Auf der Karte Europas dominieren die großen wirtschaftlichen, kulturellen Mächte, und alles andere verschwindet sozusagen im Nichts, in weißen Flecken auf einer Karte. Zentral- und Osteuropa mit seiner reichen kulturellen Tradition, seinen so unterschiedlichen Sprachen, besetzt einen nur vage zu definierenden Raum irgendwo zwischen dem Osten Deutschlands und dem Westen Russlands.
Nur in Krisenzeiten freilich folgen die Augen der Welt zumindest den politischen Veränderungen der Länder Zentral- und Osteuropas, so dass in diesen Zeiten die Möglichkeit besteht, die Aufmerksamkeit auch auf die Kultur und die Literatur dieser Länder zu lenken; dieses Interesse erlischt jedoch zumeist ebenso schnell, wie es aufgeflackert ist.
Der Reichtum der zentral- und osteuropäischen Dichtung scheint Millionen von Lesern verborgen zu bleiben. Um einen Teil dieser Dichtung an das Licht der Öffentlichkeit zu bringen, legt der Gutke Verlag mit der vorliegenden Anthologie den ersten Band einer Reihe vor, die die Lyrik zeitgenössischer, vorerst weniger bekannter Autoren vorstellt. Wir sind uns bewusst, dass eine Sammlung wie diese lediglich eine von vielen möglichen Fensteröffnungen ist: mehr Lyrik, mehr Übersetzungen, mehr Bücher! Wir sind nicht nur stolz, sondern auch glücklich, dieses Buch in UNSEREN Händen halten zu können, da wir glauben, dass in der Lyrik die Möglichkeit liegt, Erfahrungen zu teilen; Erfahrungen, denen gerade durch die Lyrik unmittelbar Ausdruck verliehen wird.

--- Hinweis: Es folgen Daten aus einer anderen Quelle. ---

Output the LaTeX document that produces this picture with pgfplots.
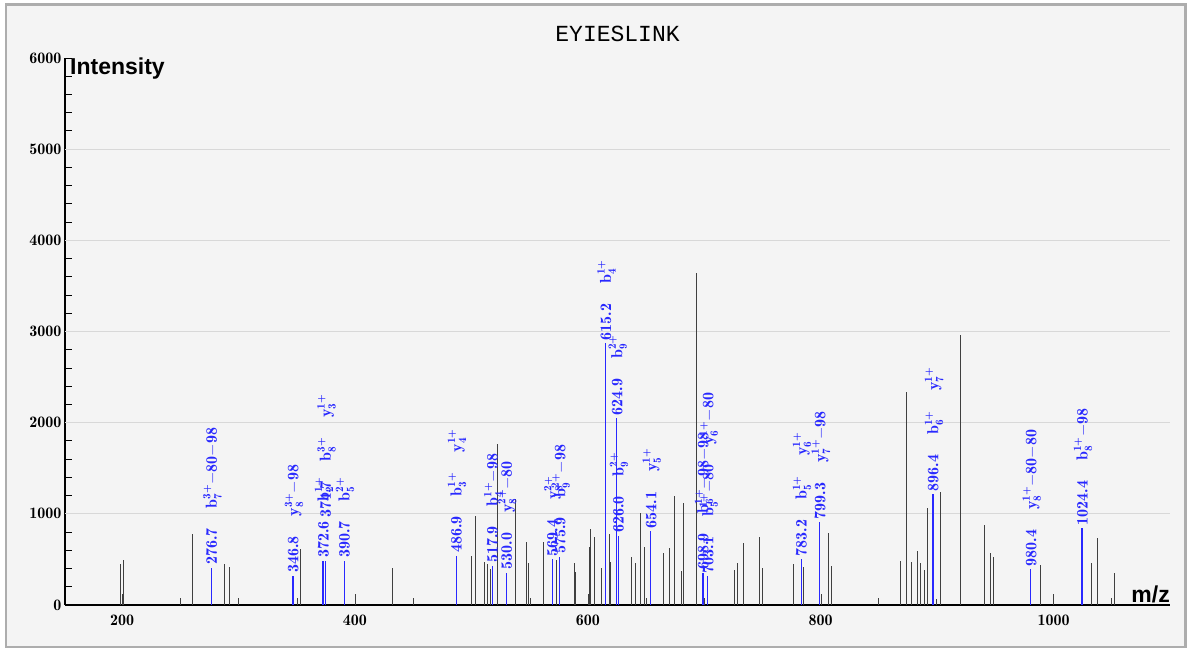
\RequirePackage{fix-cm}
\documentclass[border=0pt]{standalone}
\usepackage{pgfplots}
\pgfplotsset{compat=1.18}
\usepackage{amsmath}
\usepackage{fontspec}
\newfontfamily\labelsans{Liberation Sans}
\newfontfamily\titlemono{Liberation Mono}
\newfontfamily\demi{lmromandemi10-regular}[Extension=.otf]

\definecolor{panel}{HTML}{F4F4F4}
\definecolor{rim}{HTML}{ADADAD}
\definecolor{peak}{HTML}{404040}
\definecolor{hit}{HTML}{2828FF}
\definecolor{gridgray}{HTML}{D8D8D8}

% ion annotation: letter, index, charge
\newcommand{\ion}[3]{#1$_{\text{#2}}^{\text{#3}}$}
\newcommand{\mn}{$-$}
\newcommand{\gp}{\hspace{20pt}}

\begin{document}
\begin{tikzpicture}[x=1pt,y=1pt,
  lbl/.style={rotate=90, anchor=west, text=hit, font=\demi\fontsize{16}{18}\selectfont,
    inner xsep=3pt, inner ysep=0pt, text height=11pt, text depth=0pt}]
\useasboundingbox (0,0) rectangle (1188,648);
\draw[rim, line width=2.5pt, fill=panel] (6.2,1.2) rectangle (1185.5,643.4);
\begin{axis}[
  at={(65pt,43pt)}, anchor=south west,
  scale only axis, width=1105pt, height=547pt,
  xmin=151, xmax=1100, ymin=0, ymax=6000,
  axis x line*=bottom, axis y line*=left,
  axis line style={black, line width=1.3pt, -},
  xtick={200,400,...,1000}, xtick style={draw=none},
  ytick={0,1000,...,6000}, minor y tick num=4,
  tick align=inside, major tick length=7pt, minor tick length=7pt,
  ytick style={black, line width=0.9pt},
  tick label style={font=\demi\fontsize{16}{18}\selectfont},
  /pgf/number format/assume math mode=true,
  /pgf/number format/1000 sep={},
  scaled ticks=false,
  xticklabel style={yshift=-6pt},
  extra y ticks={1000,2000,3000,4000,5000}, extra y tick labels={},
  extra y tick style={grid=major, major tick length=0pt},
  grid style={gridgray, line width=1pt},
  clip=false,
  title={EYIESLINK},
  title style={font=\titlemono\fontsize{23}{25}\selectfont, at={(0.5,1)}, anchor=base, yshift=11pt},
  xlabel={m/z}, ylabel={Intensity},
  every axis x label/.style={at={(rel axis cs:1,0)}, anchor=base east, yshift=3pt,
    inner sep=0pt, font=\labelsans\bfseries\fontsize{23}{25}\selectfont},
  every axis y label/.style={at={(rel axis cs:0,1)}, anchor=north west, xshift=5pt,
    inner sep=0pt, font=\labelsans\bfseries\fontsize{23}{25}\selectfont},
]

% unmatched peaks
\addplot[ycomb, draw=peak, line width=1pt, no markers] coordinates {
  (198.9,450) (200.6,120) (201.1,493) (250.6,73) (260.3,775) (288.1,450)
  (292.1,413) (300.4,73) (350.8,73) (353.1,610) (400.3,120) (432.4,404)
  (450.4,73) (500.2,541) (503.6,976) (511.0,475) (514.2,446) (516.2,395)
  (522.1,1763) (538.0,1166) (547.4,694) (548.8,464) (550.5,73) (561.6,690)
  (573.0,492) (588.6,464) (589.7,365) (600.2,117) (601.1,640) (602.5,830)
  (606.0,746) (611.8,402) (618.3,775) (619.7,475) (637.5,530) (640.6,466)
  (645.2,1010) (648.6,640) (650.0,73) (665.0,570) (670.2,628) (674.1,1195)
  (680.4,376) (682.1,1118) (693.3,3637) (700.0,73) (726.3,380) (728.8,464)
  (733.4,685) (747.1,745) (749.9,402) (776.6,450) (785.1,413) (800.3,117)
  (806.6,795) (809.2,433) (850.0,73) (868.1,482) (874.1,2339) (877.8,470)
  (883.0,588) (886.1,460) (889.0,384) (892.1,1060) (899.8,70) (903.3,1239)
  (920.2,2960) (941.0,874) (945.9,570) (948.8,526) (988.9,439) (999.7,121)
  (1032.9,460) (1038.0,731) (1049.5,73) (1052.1,347)
};

% matched fragment ions
\addplot[ycomb, draw=hit, line width=1.1pt, no markers] coordinates {
  (276.7,406) (346.8,318) (372.6,486) (374.7,486) (390.7,486) (486.9,541)
  (517.9,431) (530.0,356) (569.4,500) (575.9,530) (615.2,2870) (624.9,2047)
  (626.0,760) (654.1,808) (698.9,354) (703.1,315) (783.2,501) (799.3,905)
  (896.4,1215) (980.4,391) (1024.4,841)
};

\node[lbl] at (axis cs:276.7,406) {276.7\gp\ion{b}{7}{3+}\mn80\mn98};
\node[lbl] at (axis cs:346.8,318) {346.8\gp\ion{y}{8}{3+}\mn98};
\node[lbl] at (axis cs:372.6,486) {372.6\gp\ion{b}{2}{1+}};
\node[lbl] at (axis cs:374.7,921) {374.7\gp\ion{b}{8}{3+}\gp\ion{y}{3}{1+}};
\node[lbl] at (axis cs:390.7,486) {390.7\gp\ion{b}{5}{2+}};
\node[lbl] at (axis cs:486.9,541) {486.9\gp\ion{b}{3}{1+}\gp\ion{y}{4}{1+}};
\node[lbl] at (axis cs:517.9,431) {517.9\gp\ion{b}{4}{1+}\mn98};
\node[lbl] at (axis cs:530.0,356) {530.0\gp\ion{y}{8}{2+}\mn80};
\node[lbl] at (axis cs:569.4,500) {569.4\gp\ion{y}{8}{2+}};
\node[lbl] at (axis cs:575.9,530) {575.9\gp\ion{b}{9}{2+}\mn98};
\node[lbl] at (axis cs:615.2,2870) {615.2\gp\ion{b}{4}{1+}};
\node[lbl] at (axis cs:624.9,2047) {624.9\gp\ion{b}{9}{2+}};
\node[lbl] at (axis cs:626.0,760) {626.0\gp\ion{b}{9}{2+}};
\node[lbl] at (axis cs:654.1,808) {654.1\gp\ion{y}{5}{1+}};
\node[lbl] at (axis cs:698.9,354) {698.9\gp\ion{b}{6}{1+}\mn98\mn98};
\node[lbl] at (axis cs:703.1,315) {703.1\gp\ion{b}{5}{1+}\mn80\gp\ion{y}{6}{1+}\mn80};
\node[lbl] at (axis cs:783.2,501) {783.2\gp\ion{b}{5}{1+}\gp\ion{y}{6}{1+}};
\node[lbl] at (axis cs:799.3,905) {799.3\gp\ion{y}{7}{1+}\mn98};
\node[lbl] at (axis cs:896.4,1215) {896.4\gp\ion{b}{6}{1+}\gp\ion{y}{7}{1+}};
\node[lbl] at (axis cs:980.4,391) {980.4\gp\ion{y}{8}{1+}\mn80\mn80};
\node[lbl] at (axis cs:1024.4,841) {1024.4\gp\ion{b}{8}{1+}\mn98};
\end{axis}
\end{tikzpicture}
\end{document}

Vielleicht kann der Prozeß des Teilnehmens und Übersetzens einige weiße Flecken Zentral- und Osteuropas mit Farbe füllen... wir fühlen uns verpflichtet, Farbtupfer auf die Karte zu setzen, da uns Lyrik als eine der besten Möglichkeiten erscheint, die Gedankenwelt, die Kultur, die Mentalität, die Herzen – kurz: die Menschen eines anderen Kulturkreises, einer anderen Nationalität, einer anderen Sprachengemeinschaft zu verstehen. Verstehen bedeutet Friede, Freude einander und miteinander, menschliche Wärme und menschliche Rechte.
Diese Werte möchten wir nie gefährdet sehen: unseren bescheidenen Beitrag hierzu halten Sie nun in IHREN Händen.